Vielleicht ist das der Grund, warum auch Hockney schon zur Zeit der Gemälde befindet, Landschaftsmalerei gelte als „something you couldn’t do today“. Sind es aber die Landschaften, die langweilig geworden sind? Nein, gibt er sich selbst zur Antwort: Ihre künstlerischen Darstellungen seien langweilig geworden. Man könne von der Natur nicht gelangweilt sein, wo es endlos viele Motive gäbe. Und das hätte auch van Gogh gewusst, von dem er sehr inspiriert sei.

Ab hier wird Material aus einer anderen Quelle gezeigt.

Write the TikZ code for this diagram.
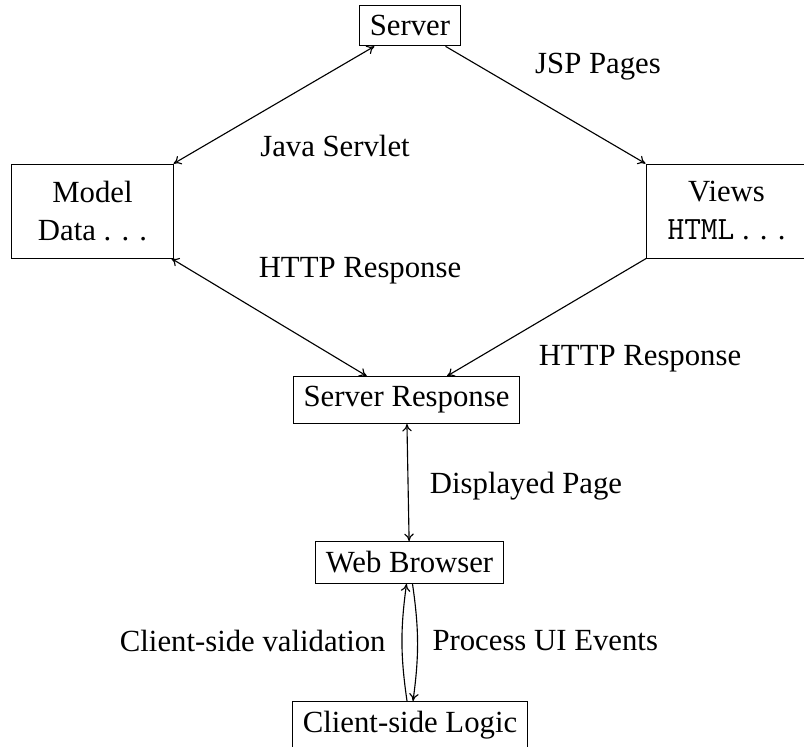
\documentclass[tikz,border=0pt]{standalone}
\usepackage{fontspec}
\setmainfont{Liberation Serif}
\usetikzlibrary{arrows.meta}
% spaced ellipsis
\newcommand{\spdots}{.\kern0.33em.\kern0.33em.}
\begin{document}
\begin{tikzpicture}[x=0.4pt,y=-0.4pt,
  every node/.style={font=\fontsize{12.3}{15.2}\selectfont},
  >={To[length=3pt,width=3.8pt]},
  box/.style={draw, line width=0.4pt, inner sep=4pt},
  bigbox/.style={box, align=center, minimum width=64.4pt, minimum height=37.6pt},
  lbl/.style={inner sep=0pt},
  link/.style={line width=0.45pt, ->},
  dlink/.style={line width=0.45pt, <->}]
  \useasboundingbox (0,0) rectangle (804,746);

  % components
  \node[box] (server) at (410,25.5) {Server};
  \node[bigbox] (model) at (92.5,211) {Model\\Data \spdots};
  \node[bigbox] (views) at (726.5,211)
    {Views\\{\fontsize{13}{15.2}\ttfamily HTML} \spdots};
  \node[box] (resp) at (406.5,400) {Server Response};
  \node[box] (browser) at (409.5,562.5) {Web Browser};
  \node[box, anchor=north, text depth=8pt] (client) at (410,701) {Client-side Logic};

  % connections
  \draw[dlink] (server) -- (model);
  \draw[link] (server) -- (views);
  \draw[dlink] (model) -- (resp);
  \draw[link] (views) -- (resp);
  \draw[dlink] (resp) -- (browser);
  \draw[link] ([xshift=-1.2pt]client.north) to[bend left=8] ([xshift=-1.2pt]browser.south);
  \draw[link] ([xshift=1.2pt]browser.south) to[bend left=8] ([xshift=1.2pt]client.north);

  % labels
  \node[lbl] (jsp) at (598,67) {JSP Pages};
  \node[lbl] (servlet) at (335,146) {Java Servlet};
  \node[lbl] (http1) at (360,271) {HTTP Response};
  \node[lbl] (http2) at (640,359) {HTTP Response};
  \node[lbl] (disp) at (526,486) {Displayed Page};
  \node[lbl, anchor=east] (valid) at (386,641) {Client-side validation};
  \node[lbl, anchor=west] (events) at (432,641) {Process UI Events};
\end{tikzpicture}
\end{document}
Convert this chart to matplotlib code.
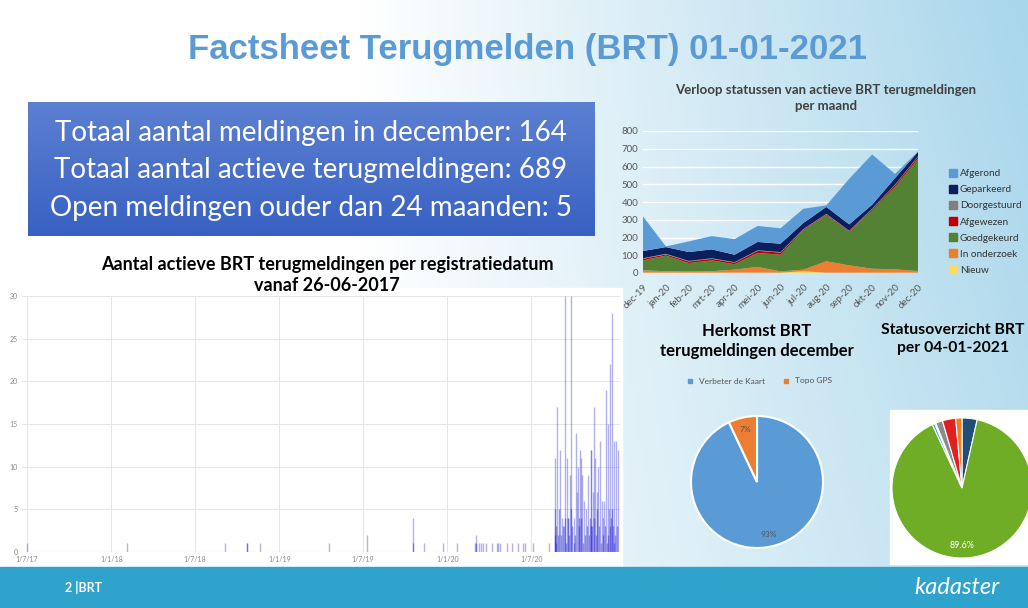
import matplotlib
matplotlib.use("Agg")
import matplotlib.pyplot as plt
import matplotlib.dates as mdates
import numpy as np
from matplotlib import font_manager
from matplotlib.patches import Rectangle
from matplotlib.lines import Line2D

W, H = 1028, 608

# --- data -----------------------------------------------------------------
# stacked area: active reports per status per month
months = ['dec-19', 'jan-20', 'feb-20', 'mrt-20', 'apr-20', 'mei-20', 'jun-20',
          'jul-20', 'aug-20', 'sep-20', 'okt-20', 'nov-20', 'dec-20']
nieuw = [2, 2, 2, 2, 2, 2, 2, 10, 2, 2, 2, 2, 2]
in_onderzoek = [13, 8, 6, 8, 17, 32, 7, 9, 64, 41, 22, 19, 9]
goedgekeurd = [56, 88, 48, 61, 30, 79, 94, 221, 259, 188, 329, 464, 633]
afgewezen = [9, 7, 9, 9, 9, 12, 12, 5, 5, 4, 7, 10, 11]
doorgestuurd = [3, 3, 3, 3, 3, 3, 3, 3, 3, 3, 3, 3, 3]
geparkeerd = [41, 38, 50, 50, 42, 47, 47, 34, 39, 36, 22, 37, 24]
afgerond = [195, 4, 60, 75, 88, 90, 87, 80, 9, 257, 283, 23, 3]
status_names = ['Nieuw', 'In onderzoek', 'Goedgekeurd', 'Afgewezen',
                'Doorgestuurd', 'Geparkeerd', 'Afgerond']
status_colors = ['#FFD966', '#ED7D31', '#548235', '#C00000',
                 '#7F7F7F', '#0A1F5C', '#5B9BD5']

# per registration date
spike_dates = ['2017-07-01', '2018-02-04', '2018-09-04', '2018-10-22', '2018-11-20',
               '2019-04-18', '2019-07-10', '2019-10-18', '2019-11-11', '2019-12-22',
               '2020-01-23', '2020-03-02', '2020-03-04', '2020-03-10', '2020-03-15',
               '2020-03-19', '2020-03-26', '2020-04-08', '2020-04-17', '2020-04-21',
               '2020-04-25', '2020-05-09', '2020-05-20', '2020-06-02', '2020-06-13',
               '2020-06-17', '2020-07-05', '2020-08-09',
               '2020-08-22', '2020-08-27', '2020-09-02', '2020-09-07', '2020-09-11',
               '2020-09-13', '2020-09-17', '2020-09-20', '2020-09-24', '2020-09-26',
               '2020-10-01', '2020-10-07', '2020-10-09', '2020-10-11', '2020-10-16',
               '2020-10-18', '2020-10-20', '2020-10-24', '2020-10-29', '2020-11-02',
               '2020-11-07', '2020-11-09', '2020-11-13', '2020-11-15', '2020-11-17',
               '2020-11-22', '2020-11-24', '2020-11-28', '2020-12-01', '2020-12-05',
               '2020-12-07', '2020-12-11', '2020-12-16', '2020-12-18', '2020-12-20',
               '2020-12-24', '2020-12-29', '2021-01-02', '2021-01-06']
spike_counts = [1, 1, 1, 1, 1,
                1, 2, 4, 1, 1,
                1, 1, 2, 1, 1,
                1, 1, 1, 1, 1,
                1, 1, 1, 1, 1,
                1, 1, 1,
                11, 17, 12, 4, 3,
                30, 11, 4, 9, 30,
                4, 14, 7, 10, 12,
                11, 9, 6, 5, 9,
                12, 12, 7, 17, 11,
                7, 10, 13, 6, 4,
                6, 19, 15, 5, 22,
                28, 13, 13, 12]
low_dates = ['2018-10-22', '2019-10-18', '2020-03-04',
             '2020-08-21', '2020-08-23', '2020-08-25', '2020-08-29', '2020-08-31',
             '2020-09-04', '2020-09-09', '2020-09-15', '2020-09-18', '2020-09-22',
             '2020-09-28', '2020-10-03', '2020-10-05', '2020-10-13', '2020-10-14',
             '2020-10-22', '2020-10-26', '2020-10-31', '2020-11-04', '2020-11-05',
             '2020-11-11', '2020-11-19', '2020-11-20', '2020-11-26', '2020-11-30',
             '2020-12-03', '2020-12-09', '2020-12-13', '2020-12-14', '2020-12-22',
             '2020-12-26', '2020-12-27', '2020-12-31', '2021-01-04',
             '2020-08-22', '2020-09-13', '2020-09-26', '2020-10-18', '2020-11-09',
             '2020-11-15', '2020-12-20', '2020-12-24']
low_counts = [1, 1, 1,
              2, 3, 1, 2, 5,
              2, 3, 1, 4, 2,
              3, 1, 2, 4, 3,
              1, 2, 3, 2, 4,
              3, 2, 5, 3, 1,
              2, 3, 1, 2, 4,
              3, 1, 2, 3,
              5, 4, 5, 4, 3,
              4, 3, 5]

# pies
herkomst_labels = ['Verbeter de Kaart', 'Topo GPS']
herkomst_vals = [93, 7]
status_pie_vals = [24, 617, 4, 2, 11, 21, 10]
status_pie_colors = ['#1F4E79', '#70AD26', '#2E9FD8', '#9DC3E6', '#8C8C8C', '#E02020', '#F07D1E']

info_lines = ['Totaal aantal meldingen in december: 164',
              'Totaal aantal actieve terugmeldingen: 689',
              'Open meldingen ouder dan 24 maanden: 5']

# --- fonts ------------------------------------------------------------------
names = {f.name for f in font_manager.fontManager.ttflist}
body_font = 'Lato' if 'Lato' in names else 'DejaVu Sans'
plt.rcParams['font.family'] = [body_font, 'DejaVu Sans']


def px(x0, y0, x1, y1):
    return [x0 / W, 1 - y1 / H, (x1 - x0) / W, (y1 - y0) / H]


fig = plt.figure(figsize=(W / 100, H / 100), dpi=100)

# background gradient
bg = fig.add_axes([0, 0, 1, 1], zorder=-10)
gx = np.linspace(0, 1, 256)[None, :]
gy = np.linspace(0, 1, 128)[:, None]
t = np.clip((gx - 0.35) / 0.65, 0, 1) * (0.75 + 0.25 * (1 - gy))
c0 = np.array([1.0, 1.0, 1.0])
c1 = np.array([0.66, 0.84, 0.92])
img = c0 + (c1 - c0) * t[..., None]
bg.imshow(img, aspect='auto', extent=[0, 1, 0, 1], origin='upper')
bg.add_patch(Rectangle((0, 0), 622 / W, 1 - 288 / H, color='white'))
bg.add_patch(Rectangle((0, 0), 1, 1 - 567 / H, color='#2FA3CB'))
bg.add_patch(Rectangle((890 / W, 1 - 564 / H), 138 / W, 154 / H, color='white'))
bg.set_xlim(0, 1)
bg.set_ylim(0, 1)
bg.axis('off')

fig.text(528 / W, 1 - 50 / H, 'Factsheet Terugmelden (BRT) 01-01-2021',
         ha='center', va='center', fontsize=25, fontweight='bold', color='#5B9BD5',
         family='Liberation Sans')
fig.text(65 / W, 1 - 587 / H, '2 |BRT', ha='left', va='center', fontsize=9,
         fontweight='bold', color='white')
fig.text(1000 / W, 1 - 588 / H, 'kadaster', ha='right', va='center', fontsize=17,
         style='italic', color='white')

# info box
box = fig.add_axes(px(28, 102, 594, 236))
grad = np.linspace(0, 1, 64)[:, None, None]
top_c = np.array([0.36, 0.50, 0.82])
bot_c = np.array([0.22, 0.38, 0.76])
box.imshow(top_c + (bot_c - top_c) * grad, aspect='auto', extent=[0, 1, 0, 1])
box.set_xlim(0, 1)
box.set_ylim(0, 1)
box.axis('off')
for i, line in enumerate(info_lines):
    box.text(0.5, 0.77 - i * 0.28, line, ha='center', va='center', color='white',
             fontsize=20, transform=box.transAxes)

# registration date chart
ax1 = fig.add_axes(px(22, 296, 620, 552))
d_all = mdates.datestr2num(spike_dates)
d_low = mdates.datestr2num(low_dates)
ax1.vlines(d_all, 0, spike_counts, color='#2020D0', alpha=0.35, lw=1.0)
ax1.vlines(d_low, 0, low_counts, color='#2020D0', alpha=0.45, lw=1.0)
ax1.set_ylim(0, 30)
ax1.set_xlim(mdates.datestr2num('2017-06-21'), mdates.datestr2num('2021-01-10'))
ax1.set_yticks(range(0, 31, 5))
tick_dates = ['2017-07-01', '2018-01-01', '2018-07-01', '2019-01-01',
              '2019-07-01', '2020-01-01', '2020-07-01']
ax1.set_xticks(mdates.datestr2num(tick_dates))
ax1.set_xticklabels(['1/7/17', '1/1/18', '1/7/18', '1/1/19', '1/7/19', '1/1/20', '1/7/20'])
ax1.tick_params(labelsize=5, colors='#888888', length=0, pad=3)
ax1.grid(True, color='#E6E6E6', lw=0.7)
ax1.set_axisbelow(True)
for s in ax1.spines.values():
    s.set_visible(False)
ax1.axhline(0, color='#CCCCCC', lw=0.8)
fig.text(327 / W, 1 - 275 / H,
         'Aantal actieve BRT terugmeldingen per registratiedatum\nvanaf 26-06-2017',
         ha='center', va='center', fontsize=13, fontweight='bold', color='black',
         linespacing=1.25)

# stacked area chart
ax2 = fig.add_axes(px(643, 131, 918, 273))
x = np.arange(len(months))
ax2.stackplot(x, nieuw, in_onderzoek, goedgekeurd, afgewezen, doorgestuurd,
              geparkeerd, afgerond, colors=status_colors, lw=0)
ax2.set_xlim(0, len(months) - 1)
ax2.set_ylim(0, 800)
ax2.set_yticks(range(0, 801, 100))
ax2.set_xticks(x)
ax2.set_xticklabels(months, rotation=45, ha='right', va='top', rotation_mode='anchor')
ax2.tick_params(axis='x', pad=7)
ax2.tick_params(labelsize=7, colors='#555555', length=0)
ax2.set_facecolor('none')
ax2.grid(True, axis='y', color='white', lw=1.0)
ax2.set_axisbelow(True)
for s in ax2.spines.values():
    s.set_visible(False)
fig.text(826 / W, 1 - 98 / H, 'Verloop statussen van actieve BRT terugmeldingen\nper maand',
         ha='center', va='center', fontsize=9.5, fontweight='bold', color='#404040',
         linespacing=1.5)
handles = [Rectangle((0, 0), 1, 1, color=c) for c in status_colors[::-1]]
fig.legend(handles, status_names[::-1], loc='upper left',
           bbox_to_anchor=(944 / W, 1 - 164 / H), frameon=False, fontsize=7.2,
           handlelength=0.8, handleheight=0.8, handletextpad=0.3, labelspacing=0.68,
           borderpad=0, labelcolor='#333333')

# herkomst pie
fig.text(757 / W, 1 - 341 / H, 'Herkomst BRT\nterugmeldingen december', ha='center',
         va='center', fontsize=12, fontweight='bold', color='black', linespacing=1.3)
ax3 = fig.add_axes(px(691, 416, 823, 548))
ax3.pie(herkomst_vals, colors=['#5B9BD5', '#ED7D31'], startangle=90, counterclock=False,
        wedgeprops=dict(edgecolor='white', linewidth=1.5),
        autopct='%d%%', pctdistance=0.82, textprops=dict(fontsize=6, color='#555555'))
ax3.set_xlim(-1, 1)
ax3.set_ylim(-1, 1)
ax3.set_aspect('equal')
leg_h = [Line2D([], [], marker='s', ls='', color=c, markersize=3.5)
         for c in ['#5B9BD5', '#ED7D31']]
fig.legend(leg_h, herkomst_labels, loc='center', bbox_to_anchor=(757 / W, 1 - 381 / H),
           ncol=2, frameon=False, fontsize=6, handletextpad=0.1, columnspacing=1.5,
           labelcolor='#555555')

# status pie
fig.text(953 / W, 1 - 339 / H, 'Statusoverzicht BRT\nper 04-01-2021', ha='center',
         va='center', fontsize=11.3, fontweight='bold', color='black', linespacing=1.35)
ax4 = fig.add_axes(px(892, 418, 1032, 558))
wedges, texts = ax4.pie(status_pie_vals, colors=status_pie_colors, startangle=90,
                        counterclock=False,
                        wedgeprops=dict(edgecolor='white', linewidth=0.8))
ax4.text(0, -0.82, '89.6%', ha='center', va='center', fontsize=6.5, color='white')
ax4.set_xlim(-1, 1)
ax4.set_ylim(-1, 1)
ax4.set_aspect('equal')

fig.savefig('out.png', dpi=100)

Mit diesen Vorsätzen migrierte der Maler in den Nullerjahren wieder zurück in seine Heimat Bridlington in Yorkshire, nachdem er in Los Angeles mit Swimmingpool-Bildern berühmt geworden war. Zunächst auch viel en plein air unterwegs, begab er sich bewusst mit zeitgenössischen Mitteln auf die Spuren der vorangegangenen Kunstepochen.
2009 besuchte ihn dabei auch der Sammler Rudolph Würth, der von den im Atelier entstandenen „Trees“ begeistert ist, von ihrer „Lebendigkeit, Unmittelbarkeit und Leuchtkraft“, wie Würth-Sammlungsdirektorin C. Sylvia Weber bezeugt. Schon damals berät er mit ihm eine monografische Landschaftsausstellung in Deutschland, die schließlich „David Hockney. Nur Natur“ heißen und in der unternehmenseigenen Kunsthalle in Schwäbisch Hall gezeigt werden sollte.
In der Gemäldegalerie ist neu, dass Besucherinnen und Besucher der Landschaft chronologisch bei ihrer Emanzipation zusehen können. Während sie etwa bei Geertgen tot Sint Jans’ Darstellung von Johannes dem Täufer noch Rahmenwerk für theologische Szenen ist, wird sie nach und nach eine eigene Disziplin. Bis sie bei Hockney schließlich über die Leinwand wuchern darf und die Farben wild blühen. Was hier sichtbar wird, ist eine Nachschärfung des malerischen Blicks.